Slashdot Mirror


Graphene Could Be Dangerous To Humans and the Environment

Zothecula (1870348) writes "It's easy to get carried away when you start talking about graphene. Its properties hold the promise of outright technological revolution in so many fields that it has been called a wonder material. Two recent studies, however, give us a less than rosy angle. In the first, a team of biologists, engineers and material scientists at Brown University examined graphene's potential toxicity in human cells. Another study by a team from University of California, Riverside's Bourns College of Engineering examined how graphene oxide nanoparticles might interact with the environment if they found their way into surface or ground water sources."

8 of 135 comments (clear)

  1. Yeah, but... by Anonymous Coward · · Score: 5, Funny

    Is it more toxic than the widely-used dihydrogen monoxide?

  2. Re:One word by Anonymous Coward · · Score: 5, Funny

    That's two words!

  3. Re:Grey goo by Anonymous Coward · · Score: 5, Informative

    Ever since I first heard about the idea of grey goo, I've always wondered why no-one realises that grey goo already exists: they're called bacteria and viruses. They reproduce unchecked, can have catastrophic consequences for all other forms of life, and are largely carbon-based nano-machines.

    The idea of self-replicating small entities is the same, but that bacteria is micrometer scale not nanoscale aside, the difference is the scenario where gray goo consume everything. Virus replicate only within living cells, and most of them in a non-deadly (even if somewhat harmful) symbiosis with the host. Grey goo nano-machines consume raw materials, not only us, but all the stuff around us (including what we try to contain them with).

  4. Wonder material by Anonymous Coward · · Score: 5, Insightful

    A wonder material that turns out to be extremely dangerous?

    You don't say? http://en.wikipedia.org/wiki/Asbestos

  5. This time will be different! by Anonymous Coward · · Score: 5, Insightful

    The biological properties of lead were very well known.
    Didn't keep people from adding it to fuel and blowing it out of the tail pipes of virtually every car for a couple of decades.
    This time it's nano materials.
    The only thing we learn from history is that we don't learn from history.
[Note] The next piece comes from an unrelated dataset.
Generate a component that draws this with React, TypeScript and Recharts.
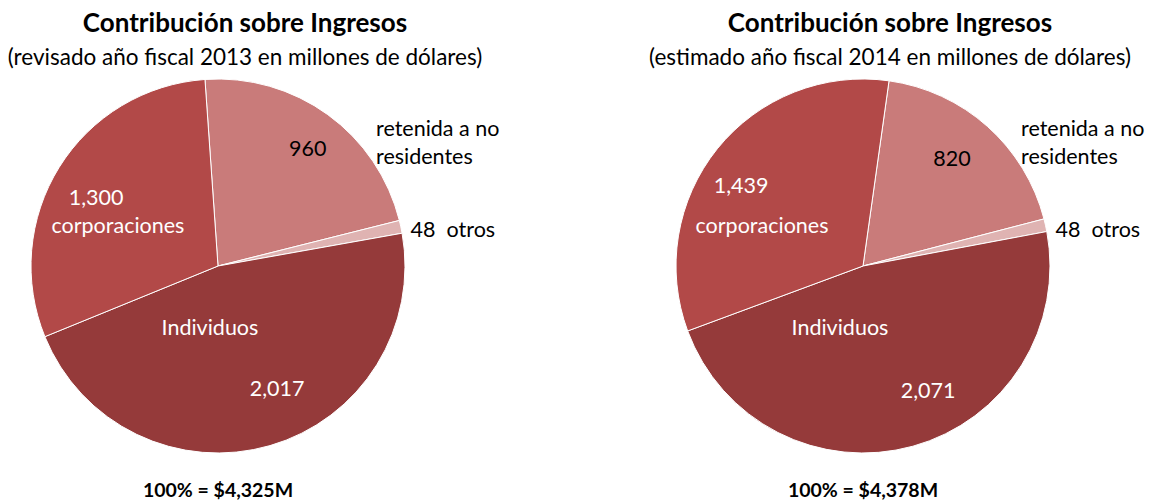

    1. Re:This time will be different! by Sockatume · · Score: 5, Insightful

      Begging your pardon, but isn't the fact that graphene is being studied for low-level toxicity and environmental impacts before it's in actual use evidence that we have, in fact, learned from history?

      --
      No kidding!!! What do you say at this point?
  6. Order of Magnitude? by AlecC · · Score: 5, Insightful

    It is hardly surprising that graphene can, in some circumstances, be dangerous. Exhaust particulates, which he have known for years are dangerous, contain (now we know what we are looking for) large numbers of graphene nanoparticles, which may well contribute to their damaging effects. Just about every chemical ever tested has bad effects at some scale. What I didn't get from either article was any sense of the scale of the danger. Obviously, it is early days in the research, and one would only expect an order of magnitude estimate. But is is such a danger that we should not allow graphene products into the home lest they spill, or merely one which demands normal safety precautions in the factories for future graphene products? A warning of danger without some idea of the scale of the problem is just sensationalist: it induces fear without giving any idea as to what should be done, if anything,

    --
    Consciousness is an illusion caused by an excess of self consciousness.
  7. Oxidane by tepples · · Score: 5, Informative

    Dihydrogen monoxide, hydrogen hydroxide, hydroxylic acid, etc. are all humorous names for the abundant compound oxidane. In solid phase it's also called ice, in liquid phase it's water, and in gas phase it's steam. It doesn't have the same sort of allotropic variation as elemental carbon.